Companies are increasingly turning to employee stock purchase plans (ESPPs) as a way of rewarding and motivating their workforce. Companies often provide discounted shares and matching benefits as additional incentives to increase employee participation and engagement.

Participation through salary deduction allows employees to build personal wealth through company equity. ESPPs not only encourage regular saving, but also foster greater loyalty and alignment with company goals and strategic objectives. In essence, employees who are also owners tend to work harder for the company’s success, which in turn benefits their own financial well-being.

Creating a successful ESPP

There are several factors to consider as a company prepares to introduce an ESPP.

Designing and implementing the right ESPP for your company and your employees is crucial to the success of the plan. Every detail must be carefully considered to avoid delays or issues during the rollout. However, knowing where to start can be daunting. Below are four key considerations to help you launch your ESPP and ensure its success.

1. Determine your ESPP’s purpose & budget

The first step in establishing your ESPP is to define what you want the share plan to accomplish. Align your plan’s goals with your company’s strategic objectives and overall mission. Gain a clear understanding of how your plan will compare in the market.

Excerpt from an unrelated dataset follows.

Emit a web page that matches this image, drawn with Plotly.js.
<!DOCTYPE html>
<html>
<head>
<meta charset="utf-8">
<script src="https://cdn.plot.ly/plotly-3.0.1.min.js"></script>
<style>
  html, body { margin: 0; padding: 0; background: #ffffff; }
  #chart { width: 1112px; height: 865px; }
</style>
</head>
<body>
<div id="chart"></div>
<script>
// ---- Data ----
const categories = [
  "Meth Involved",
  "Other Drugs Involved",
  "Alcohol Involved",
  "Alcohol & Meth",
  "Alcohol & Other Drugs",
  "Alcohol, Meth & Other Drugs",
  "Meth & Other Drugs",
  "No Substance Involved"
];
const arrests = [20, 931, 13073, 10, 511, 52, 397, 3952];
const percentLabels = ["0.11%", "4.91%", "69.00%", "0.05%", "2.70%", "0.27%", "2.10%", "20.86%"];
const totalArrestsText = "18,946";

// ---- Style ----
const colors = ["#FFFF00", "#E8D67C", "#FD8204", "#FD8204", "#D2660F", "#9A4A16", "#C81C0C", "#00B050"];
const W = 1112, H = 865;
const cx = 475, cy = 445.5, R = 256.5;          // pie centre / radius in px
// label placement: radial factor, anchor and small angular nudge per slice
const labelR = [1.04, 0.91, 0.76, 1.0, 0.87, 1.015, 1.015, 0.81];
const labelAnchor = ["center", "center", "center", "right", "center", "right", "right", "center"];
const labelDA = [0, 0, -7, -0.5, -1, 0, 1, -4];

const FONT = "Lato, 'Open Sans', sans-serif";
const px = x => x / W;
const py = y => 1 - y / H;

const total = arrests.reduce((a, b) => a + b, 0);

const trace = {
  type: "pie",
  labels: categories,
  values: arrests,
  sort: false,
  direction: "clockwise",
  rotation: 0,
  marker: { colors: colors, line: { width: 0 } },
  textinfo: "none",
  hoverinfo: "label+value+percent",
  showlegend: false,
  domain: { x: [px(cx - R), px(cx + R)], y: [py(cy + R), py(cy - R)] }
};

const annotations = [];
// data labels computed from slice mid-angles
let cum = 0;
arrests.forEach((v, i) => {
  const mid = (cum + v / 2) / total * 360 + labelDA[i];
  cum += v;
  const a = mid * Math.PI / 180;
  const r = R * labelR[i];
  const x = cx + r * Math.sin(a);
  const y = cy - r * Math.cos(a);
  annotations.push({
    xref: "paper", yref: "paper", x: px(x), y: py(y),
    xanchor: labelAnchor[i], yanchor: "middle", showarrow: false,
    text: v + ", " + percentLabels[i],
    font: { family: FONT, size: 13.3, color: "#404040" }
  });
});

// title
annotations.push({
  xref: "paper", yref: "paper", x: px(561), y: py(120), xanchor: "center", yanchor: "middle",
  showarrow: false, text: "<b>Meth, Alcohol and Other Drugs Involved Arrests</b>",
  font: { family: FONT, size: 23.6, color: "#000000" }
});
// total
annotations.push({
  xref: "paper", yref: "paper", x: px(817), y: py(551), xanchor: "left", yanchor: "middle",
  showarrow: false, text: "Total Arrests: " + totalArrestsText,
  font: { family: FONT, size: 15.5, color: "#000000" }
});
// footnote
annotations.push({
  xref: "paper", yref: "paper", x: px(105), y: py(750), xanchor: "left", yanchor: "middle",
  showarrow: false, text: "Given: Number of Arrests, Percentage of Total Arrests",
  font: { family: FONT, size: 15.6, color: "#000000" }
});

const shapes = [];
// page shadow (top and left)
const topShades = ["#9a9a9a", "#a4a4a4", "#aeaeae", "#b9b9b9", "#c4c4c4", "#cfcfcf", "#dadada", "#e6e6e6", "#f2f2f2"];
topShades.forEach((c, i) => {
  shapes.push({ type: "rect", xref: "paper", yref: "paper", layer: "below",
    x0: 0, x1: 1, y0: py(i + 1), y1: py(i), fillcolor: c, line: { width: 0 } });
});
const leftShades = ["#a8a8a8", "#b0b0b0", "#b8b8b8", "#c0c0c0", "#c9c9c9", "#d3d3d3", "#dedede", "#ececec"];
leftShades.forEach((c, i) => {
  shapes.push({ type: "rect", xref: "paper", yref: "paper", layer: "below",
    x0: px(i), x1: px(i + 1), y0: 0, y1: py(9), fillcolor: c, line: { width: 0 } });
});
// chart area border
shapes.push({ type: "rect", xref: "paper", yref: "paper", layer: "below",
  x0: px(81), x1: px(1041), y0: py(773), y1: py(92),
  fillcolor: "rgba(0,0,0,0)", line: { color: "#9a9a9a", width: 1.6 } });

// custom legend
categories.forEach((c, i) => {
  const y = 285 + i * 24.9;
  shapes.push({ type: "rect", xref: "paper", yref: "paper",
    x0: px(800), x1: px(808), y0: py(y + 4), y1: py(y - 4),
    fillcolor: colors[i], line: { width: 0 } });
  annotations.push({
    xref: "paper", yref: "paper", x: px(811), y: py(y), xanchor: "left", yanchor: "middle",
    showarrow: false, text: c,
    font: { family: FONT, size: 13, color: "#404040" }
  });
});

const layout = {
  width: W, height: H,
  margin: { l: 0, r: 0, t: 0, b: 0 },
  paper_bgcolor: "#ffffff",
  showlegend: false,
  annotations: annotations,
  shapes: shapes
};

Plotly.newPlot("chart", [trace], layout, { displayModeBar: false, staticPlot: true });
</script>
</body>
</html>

This will ensure you have a competitive ESPP offering that aligns with your company’s overall success.

Common share plan goals include:

  • Attracting and retaining top talent 
  • Generating greater employee loyalty
  • Increasing employee engagement
  • Boosting employee morale and productivity

You’ll also want to think about and establish your share plan budget. Since shares are often offered to employee participants at a discounted rate, you’ll need to determine the percentage discount you are willing to provide. Company matching contributions is another incentive option. Identifying and budgeting for these discounts and matches is essential when building out your ESPP.  

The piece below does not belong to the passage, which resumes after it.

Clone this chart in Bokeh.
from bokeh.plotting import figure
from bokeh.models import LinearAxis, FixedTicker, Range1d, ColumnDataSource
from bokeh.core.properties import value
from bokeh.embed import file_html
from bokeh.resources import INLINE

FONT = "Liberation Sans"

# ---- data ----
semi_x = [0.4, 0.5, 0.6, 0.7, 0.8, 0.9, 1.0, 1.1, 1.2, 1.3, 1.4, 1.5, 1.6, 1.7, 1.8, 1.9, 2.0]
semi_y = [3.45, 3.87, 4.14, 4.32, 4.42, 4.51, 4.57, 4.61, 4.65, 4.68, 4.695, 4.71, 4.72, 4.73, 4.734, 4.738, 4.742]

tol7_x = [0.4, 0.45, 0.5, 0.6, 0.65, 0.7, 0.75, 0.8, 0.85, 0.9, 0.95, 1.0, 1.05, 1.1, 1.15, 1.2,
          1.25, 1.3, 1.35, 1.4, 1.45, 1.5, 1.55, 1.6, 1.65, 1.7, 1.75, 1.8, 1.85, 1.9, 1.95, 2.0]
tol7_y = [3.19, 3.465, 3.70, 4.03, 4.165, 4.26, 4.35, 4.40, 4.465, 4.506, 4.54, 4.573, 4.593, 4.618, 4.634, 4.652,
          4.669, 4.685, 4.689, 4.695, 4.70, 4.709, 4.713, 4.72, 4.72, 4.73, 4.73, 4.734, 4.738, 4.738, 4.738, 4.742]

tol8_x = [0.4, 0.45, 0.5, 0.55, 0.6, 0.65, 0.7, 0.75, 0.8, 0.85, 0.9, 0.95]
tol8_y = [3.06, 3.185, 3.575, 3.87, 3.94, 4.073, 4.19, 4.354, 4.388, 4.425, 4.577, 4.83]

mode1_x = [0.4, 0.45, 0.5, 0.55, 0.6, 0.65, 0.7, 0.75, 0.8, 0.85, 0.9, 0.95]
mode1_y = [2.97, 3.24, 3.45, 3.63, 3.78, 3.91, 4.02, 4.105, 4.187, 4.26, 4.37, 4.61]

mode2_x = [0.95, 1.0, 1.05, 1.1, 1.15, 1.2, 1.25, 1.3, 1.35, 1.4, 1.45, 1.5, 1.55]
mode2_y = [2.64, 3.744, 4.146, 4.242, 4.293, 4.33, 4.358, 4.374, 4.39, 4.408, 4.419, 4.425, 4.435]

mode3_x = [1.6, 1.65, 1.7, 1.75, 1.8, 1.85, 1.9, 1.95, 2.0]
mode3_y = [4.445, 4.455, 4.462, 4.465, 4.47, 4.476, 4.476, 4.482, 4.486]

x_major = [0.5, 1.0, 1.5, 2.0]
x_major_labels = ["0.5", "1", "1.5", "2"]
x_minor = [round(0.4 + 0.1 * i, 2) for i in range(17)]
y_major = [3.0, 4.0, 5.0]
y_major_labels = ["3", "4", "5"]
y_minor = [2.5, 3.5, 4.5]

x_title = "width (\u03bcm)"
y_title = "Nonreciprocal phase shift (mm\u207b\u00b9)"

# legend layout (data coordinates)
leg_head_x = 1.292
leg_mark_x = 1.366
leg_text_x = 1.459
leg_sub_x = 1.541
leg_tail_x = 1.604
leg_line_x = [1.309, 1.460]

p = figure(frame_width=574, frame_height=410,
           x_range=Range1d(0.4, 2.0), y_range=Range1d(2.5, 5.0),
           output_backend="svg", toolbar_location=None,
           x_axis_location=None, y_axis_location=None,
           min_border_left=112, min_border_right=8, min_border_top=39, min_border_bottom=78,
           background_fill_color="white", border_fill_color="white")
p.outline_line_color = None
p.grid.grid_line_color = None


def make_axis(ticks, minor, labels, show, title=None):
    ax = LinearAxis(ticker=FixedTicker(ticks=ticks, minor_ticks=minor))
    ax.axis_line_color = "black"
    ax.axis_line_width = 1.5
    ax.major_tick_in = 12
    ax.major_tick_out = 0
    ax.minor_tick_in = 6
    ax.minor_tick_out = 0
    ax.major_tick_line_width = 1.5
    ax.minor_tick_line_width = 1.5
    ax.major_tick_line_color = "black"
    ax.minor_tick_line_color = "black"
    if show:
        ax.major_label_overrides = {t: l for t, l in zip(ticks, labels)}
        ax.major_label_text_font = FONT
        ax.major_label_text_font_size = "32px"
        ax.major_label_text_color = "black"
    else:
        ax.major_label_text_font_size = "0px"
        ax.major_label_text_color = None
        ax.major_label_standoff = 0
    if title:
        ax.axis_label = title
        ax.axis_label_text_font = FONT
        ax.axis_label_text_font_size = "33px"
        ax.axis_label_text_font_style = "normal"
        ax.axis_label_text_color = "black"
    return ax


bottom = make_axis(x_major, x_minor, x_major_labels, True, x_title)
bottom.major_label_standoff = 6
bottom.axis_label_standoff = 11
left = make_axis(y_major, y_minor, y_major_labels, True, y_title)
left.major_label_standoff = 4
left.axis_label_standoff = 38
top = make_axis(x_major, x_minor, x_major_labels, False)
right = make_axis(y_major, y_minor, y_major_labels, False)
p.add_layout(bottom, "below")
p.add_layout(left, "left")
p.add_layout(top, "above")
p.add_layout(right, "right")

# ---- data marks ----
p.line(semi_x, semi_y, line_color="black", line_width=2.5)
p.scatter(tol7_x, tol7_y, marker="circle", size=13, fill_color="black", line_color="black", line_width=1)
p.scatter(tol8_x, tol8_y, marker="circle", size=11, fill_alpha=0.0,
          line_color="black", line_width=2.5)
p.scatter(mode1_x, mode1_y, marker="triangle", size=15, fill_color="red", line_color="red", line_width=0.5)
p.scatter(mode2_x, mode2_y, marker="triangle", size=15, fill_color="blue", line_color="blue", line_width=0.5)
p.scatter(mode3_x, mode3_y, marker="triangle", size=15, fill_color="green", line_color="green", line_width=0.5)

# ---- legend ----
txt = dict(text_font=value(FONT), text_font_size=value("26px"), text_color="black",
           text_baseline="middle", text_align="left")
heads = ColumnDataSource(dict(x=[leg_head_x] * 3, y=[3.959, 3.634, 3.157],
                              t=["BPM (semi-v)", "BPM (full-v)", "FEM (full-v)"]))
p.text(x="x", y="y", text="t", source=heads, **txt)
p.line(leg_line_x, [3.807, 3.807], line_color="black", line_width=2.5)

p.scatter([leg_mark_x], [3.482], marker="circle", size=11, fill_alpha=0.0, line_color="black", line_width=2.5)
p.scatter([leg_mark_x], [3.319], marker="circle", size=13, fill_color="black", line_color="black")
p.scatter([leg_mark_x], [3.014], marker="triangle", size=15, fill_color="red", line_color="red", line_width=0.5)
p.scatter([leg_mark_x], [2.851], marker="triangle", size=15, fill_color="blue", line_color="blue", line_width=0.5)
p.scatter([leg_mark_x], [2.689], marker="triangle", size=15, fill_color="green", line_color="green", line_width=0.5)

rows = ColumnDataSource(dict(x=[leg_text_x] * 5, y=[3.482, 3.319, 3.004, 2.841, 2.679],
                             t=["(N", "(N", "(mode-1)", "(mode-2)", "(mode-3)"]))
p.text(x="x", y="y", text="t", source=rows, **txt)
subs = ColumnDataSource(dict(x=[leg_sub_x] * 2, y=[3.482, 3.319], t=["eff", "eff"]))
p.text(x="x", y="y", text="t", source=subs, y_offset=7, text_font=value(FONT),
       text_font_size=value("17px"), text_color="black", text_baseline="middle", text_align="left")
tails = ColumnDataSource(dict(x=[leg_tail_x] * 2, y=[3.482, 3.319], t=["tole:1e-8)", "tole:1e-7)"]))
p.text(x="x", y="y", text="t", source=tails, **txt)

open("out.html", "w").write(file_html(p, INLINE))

Additional financial considerations should include the following:

  • Administration costs
  • Cost of participant communications and employee engagement material
  • Cost of due diligence research and development
  • Custody setup and tax reporting filings

2. Understand and establish ESPP elements

Building your ESPP involves integrating several key elements that work together to boost employee engagement and productivity, ultimately driving your company’s success. Establishing the right combination of share plan elements is crucial for long-term success. Below is a list of essential ESPP elements to consider:

  • Plan type (pre- or post-tax)
  • Company matching or discount
  • Minimum and maximum plan limit
  • Offer and enrollment periods
  • Lookback periods
  • Payroll deduction and purchase frequency
  • Quantity and source of shares
  • Vesting periods
  • Forfeiture considerations 
  • Dividend payments and reinvestment

3. Obtain key stakeholders buy-in and approval

As you prepare to launch a new ESPP, it’s crucial to gain buy-in from key company stakeholders. Engaging stakeholders from essential departments like legal, finance, payroll, tax and human resources early in the process provides valuable insights into potential roadblocks and opportunities. This early involvement ensures your ESPP proposal is comprehensive and well-prepared when it’s presented to executive leadership or the board of directors for approval.

4. Decide how to manage your ESPP and develop a comprehensive implementation plan

While it’s possible to manage your ESPP in-house, the risk of errors increases significantly when the plan is managed manually with spreadsheets or other internal tools. Leveraging a best-in-class platform provides the accuracy and security that is essential for managing employee participants and their financial future.  

Successfully implementing your ESPP requires a comprehensive timeline with clear milestones. By working with an industry leader, implementation and project plans will be uniquely crafted to ensure all your company needs are met. A comprehensive plan will include best practices, milestones and timelines to help you:

  • Establish a database and ESPP platform
  • Integrate payroll and human resources within the platform
  • Establish your eligible population
  • Set-up the participant experience
  • Identify communication strategies including participant education through available channels
  • Test and launch administrator portal
  • And, more

Wherever you are on your share plan journey, choosing the right ESPP strategy for your company will maximize the value of your plan.